After my conversation with Amanda, I’m thinking a lot about the stores in the Grand Lake neighborhood as one large organism whose parts are integrally connected. When Arizmendi decided to close on Mondays, sales at Collage way down the street dropped 25 percent. When Sway closed, its teenaged customers’ mothers no longer made their way across the street to shop at Collage. The farmer’s market boosts foot traffic on Saturday afternoons, but not enough to warrant an extra employee due to aforementioned gentrification. These micro-changes add up. Rose Quartz, Posh, Sway, Silver Lining, and Collage (all now closed, or closing) were not competitors. There was no sigh of relief when one or the other shuttered its doors. Unlike hardware stores, certain businesses – such as clothing boutiques, antique stores, and thrift shops – need one another to create a shopping destination, a place where friends might spend an afternoon exploring.
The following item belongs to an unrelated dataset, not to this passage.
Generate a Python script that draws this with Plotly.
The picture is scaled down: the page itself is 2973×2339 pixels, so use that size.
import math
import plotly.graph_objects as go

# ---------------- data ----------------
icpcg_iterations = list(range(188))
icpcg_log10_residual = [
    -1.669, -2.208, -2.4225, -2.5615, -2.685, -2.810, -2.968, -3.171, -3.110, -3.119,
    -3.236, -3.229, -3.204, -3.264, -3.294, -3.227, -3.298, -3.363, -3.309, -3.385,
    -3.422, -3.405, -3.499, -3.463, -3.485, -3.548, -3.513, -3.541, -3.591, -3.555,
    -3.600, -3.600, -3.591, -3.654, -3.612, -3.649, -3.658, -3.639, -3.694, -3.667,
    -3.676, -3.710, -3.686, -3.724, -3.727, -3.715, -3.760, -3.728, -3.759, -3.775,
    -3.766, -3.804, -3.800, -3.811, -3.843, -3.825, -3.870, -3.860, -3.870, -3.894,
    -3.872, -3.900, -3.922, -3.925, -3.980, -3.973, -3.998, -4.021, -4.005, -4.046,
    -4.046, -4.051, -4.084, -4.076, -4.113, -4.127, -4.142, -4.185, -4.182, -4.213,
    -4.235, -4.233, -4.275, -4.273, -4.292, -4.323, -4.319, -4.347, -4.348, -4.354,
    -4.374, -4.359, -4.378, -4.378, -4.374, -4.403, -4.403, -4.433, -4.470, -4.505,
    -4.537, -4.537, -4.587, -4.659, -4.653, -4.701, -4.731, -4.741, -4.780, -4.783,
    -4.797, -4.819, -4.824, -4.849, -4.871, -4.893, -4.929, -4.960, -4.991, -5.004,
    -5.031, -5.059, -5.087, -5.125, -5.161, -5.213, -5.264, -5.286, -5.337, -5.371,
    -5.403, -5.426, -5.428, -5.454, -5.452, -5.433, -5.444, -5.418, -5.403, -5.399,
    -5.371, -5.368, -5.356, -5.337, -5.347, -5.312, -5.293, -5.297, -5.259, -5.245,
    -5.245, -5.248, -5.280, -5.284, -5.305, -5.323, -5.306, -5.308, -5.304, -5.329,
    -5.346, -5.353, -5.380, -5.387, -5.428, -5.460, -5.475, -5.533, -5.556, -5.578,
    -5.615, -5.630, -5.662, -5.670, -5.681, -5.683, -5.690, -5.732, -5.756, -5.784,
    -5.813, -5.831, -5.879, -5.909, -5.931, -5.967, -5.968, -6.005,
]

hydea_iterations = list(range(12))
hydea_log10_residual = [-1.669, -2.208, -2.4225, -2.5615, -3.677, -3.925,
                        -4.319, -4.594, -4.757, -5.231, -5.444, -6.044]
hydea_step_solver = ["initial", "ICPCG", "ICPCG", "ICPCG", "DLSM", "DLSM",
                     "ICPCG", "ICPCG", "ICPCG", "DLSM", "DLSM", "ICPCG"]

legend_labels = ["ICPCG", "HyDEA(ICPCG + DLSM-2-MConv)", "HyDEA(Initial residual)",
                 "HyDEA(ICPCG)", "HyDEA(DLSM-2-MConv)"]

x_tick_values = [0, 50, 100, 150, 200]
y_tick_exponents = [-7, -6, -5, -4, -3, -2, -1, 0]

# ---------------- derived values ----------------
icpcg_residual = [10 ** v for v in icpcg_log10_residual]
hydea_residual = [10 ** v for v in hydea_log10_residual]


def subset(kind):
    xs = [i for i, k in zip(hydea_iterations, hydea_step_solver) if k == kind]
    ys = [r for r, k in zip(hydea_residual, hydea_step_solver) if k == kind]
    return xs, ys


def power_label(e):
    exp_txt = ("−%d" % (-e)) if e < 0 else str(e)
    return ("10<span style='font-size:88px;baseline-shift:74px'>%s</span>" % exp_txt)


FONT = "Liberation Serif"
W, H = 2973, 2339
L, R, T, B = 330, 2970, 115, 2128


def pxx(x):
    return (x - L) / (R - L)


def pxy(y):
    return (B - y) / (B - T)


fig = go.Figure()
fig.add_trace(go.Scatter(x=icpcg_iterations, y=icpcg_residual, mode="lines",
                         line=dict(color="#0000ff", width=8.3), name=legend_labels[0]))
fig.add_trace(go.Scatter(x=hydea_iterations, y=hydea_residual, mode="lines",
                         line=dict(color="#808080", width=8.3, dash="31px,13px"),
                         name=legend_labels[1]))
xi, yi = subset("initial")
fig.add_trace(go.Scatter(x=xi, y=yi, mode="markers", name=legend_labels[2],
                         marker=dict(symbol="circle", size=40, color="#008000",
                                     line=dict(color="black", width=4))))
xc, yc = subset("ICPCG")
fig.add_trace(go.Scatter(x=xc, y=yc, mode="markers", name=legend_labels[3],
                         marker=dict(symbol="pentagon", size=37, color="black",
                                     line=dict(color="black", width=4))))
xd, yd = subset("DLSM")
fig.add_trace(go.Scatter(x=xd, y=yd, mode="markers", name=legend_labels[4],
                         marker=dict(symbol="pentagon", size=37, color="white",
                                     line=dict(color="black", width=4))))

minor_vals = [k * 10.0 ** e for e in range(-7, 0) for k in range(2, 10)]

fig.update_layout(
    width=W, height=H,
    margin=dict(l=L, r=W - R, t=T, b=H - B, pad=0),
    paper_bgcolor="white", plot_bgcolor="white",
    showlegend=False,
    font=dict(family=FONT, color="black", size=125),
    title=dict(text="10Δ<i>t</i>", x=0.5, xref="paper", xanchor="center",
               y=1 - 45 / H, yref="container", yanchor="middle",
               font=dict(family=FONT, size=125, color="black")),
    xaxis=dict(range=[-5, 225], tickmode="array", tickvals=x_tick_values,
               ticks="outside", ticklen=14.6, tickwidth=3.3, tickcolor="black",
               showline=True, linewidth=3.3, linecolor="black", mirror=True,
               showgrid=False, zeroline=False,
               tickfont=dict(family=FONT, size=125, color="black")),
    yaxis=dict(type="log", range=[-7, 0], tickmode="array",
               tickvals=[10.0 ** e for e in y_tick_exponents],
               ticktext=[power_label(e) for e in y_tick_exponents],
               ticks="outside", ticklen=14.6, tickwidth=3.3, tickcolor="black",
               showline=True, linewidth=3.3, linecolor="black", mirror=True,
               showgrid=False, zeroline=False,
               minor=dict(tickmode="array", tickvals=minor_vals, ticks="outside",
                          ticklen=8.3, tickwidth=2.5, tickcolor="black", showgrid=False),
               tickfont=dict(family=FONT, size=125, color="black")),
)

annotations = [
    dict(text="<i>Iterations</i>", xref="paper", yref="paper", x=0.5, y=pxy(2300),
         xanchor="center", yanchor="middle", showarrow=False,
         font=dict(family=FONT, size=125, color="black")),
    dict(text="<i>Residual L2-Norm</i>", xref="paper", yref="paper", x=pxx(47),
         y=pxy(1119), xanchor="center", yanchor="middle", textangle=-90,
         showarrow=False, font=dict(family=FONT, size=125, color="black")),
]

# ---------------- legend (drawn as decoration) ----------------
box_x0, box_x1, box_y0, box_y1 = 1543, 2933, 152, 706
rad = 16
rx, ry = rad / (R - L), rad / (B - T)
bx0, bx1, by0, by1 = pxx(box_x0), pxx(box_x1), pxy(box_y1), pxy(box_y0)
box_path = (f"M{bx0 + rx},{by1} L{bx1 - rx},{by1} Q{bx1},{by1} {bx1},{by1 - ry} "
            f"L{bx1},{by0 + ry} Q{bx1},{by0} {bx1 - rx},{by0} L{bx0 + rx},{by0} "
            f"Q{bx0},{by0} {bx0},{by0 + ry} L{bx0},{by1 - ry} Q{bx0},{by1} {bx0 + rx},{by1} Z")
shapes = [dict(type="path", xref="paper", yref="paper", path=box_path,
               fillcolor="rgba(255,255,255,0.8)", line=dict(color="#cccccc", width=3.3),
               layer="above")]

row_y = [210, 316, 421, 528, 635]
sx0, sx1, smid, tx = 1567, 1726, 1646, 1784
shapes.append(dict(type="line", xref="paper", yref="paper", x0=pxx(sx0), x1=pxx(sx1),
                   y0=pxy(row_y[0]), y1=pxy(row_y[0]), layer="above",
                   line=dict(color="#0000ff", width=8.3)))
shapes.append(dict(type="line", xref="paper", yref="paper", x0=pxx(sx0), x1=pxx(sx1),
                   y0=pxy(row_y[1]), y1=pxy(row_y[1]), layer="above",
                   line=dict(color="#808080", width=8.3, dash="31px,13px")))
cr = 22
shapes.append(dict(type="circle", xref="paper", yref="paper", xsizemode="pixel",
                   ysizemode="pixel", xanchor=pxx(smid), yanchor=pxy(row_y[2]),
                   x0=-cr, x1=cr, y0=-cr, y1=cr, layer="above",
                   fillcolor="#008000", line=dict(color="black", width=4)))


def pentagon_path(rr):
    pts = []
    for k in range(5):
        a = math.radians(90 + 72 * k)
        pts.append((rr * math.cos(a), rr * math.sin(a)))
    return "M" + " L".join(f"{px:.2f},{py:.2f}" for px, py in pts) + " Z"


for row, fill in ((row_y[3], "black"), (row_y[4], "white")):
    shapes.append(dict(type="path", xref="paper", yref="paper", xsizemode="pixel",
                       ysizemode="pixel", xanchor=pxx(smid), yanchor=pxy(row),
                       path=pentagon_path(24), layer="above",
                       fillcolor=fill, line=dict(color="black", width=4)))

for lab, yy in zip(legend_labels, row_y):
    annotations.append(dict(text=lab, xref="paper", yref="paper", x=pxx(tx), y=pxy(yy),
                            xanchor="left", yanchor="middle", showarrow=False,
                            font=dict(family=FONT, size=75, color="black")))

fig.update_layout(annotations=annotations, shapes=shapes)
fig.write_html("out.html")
During the time I hung out in Collage talking with Amanda between customers, news of her decision to close was met with genuine dismay by shoppers. “I’ll be back until you’re not here anymore,” one regular promised. Collage has a loyal following – “There are 500 people out there who will be very upset when we’re gone,” Robinson predicts – “but regulars can’t keep the place going.” A small store needs foot traffic and new faces. Hosting art exhibits and music events and launching GoFundMe campaigns are not long-term business plans; they are Band-Aids. Visibly upset, Robinson told me that she had intended to run the shop for the rest of her career; she had intended to close only when she retired, just as her neighbors, Peggy Wood and Carol Knight, of Silver Lining did a year ago. However, this is not how the story is unfolding, unless a miracle happens in the next month or so. With all of her experience, Robinson essentially has a Ph.D. in Retail. If she can’t make it work, I don’t know who can, especially when rents literally triple between tenants.
When a customer leaves Collage – with or without a purchase – Robinson calls out, “Enjoy the block!” Not, “Thank you for visiting Collage.” Enjoy Lakeshore, enjoy the community, appreciate walking from business to business – thanks for shopping local.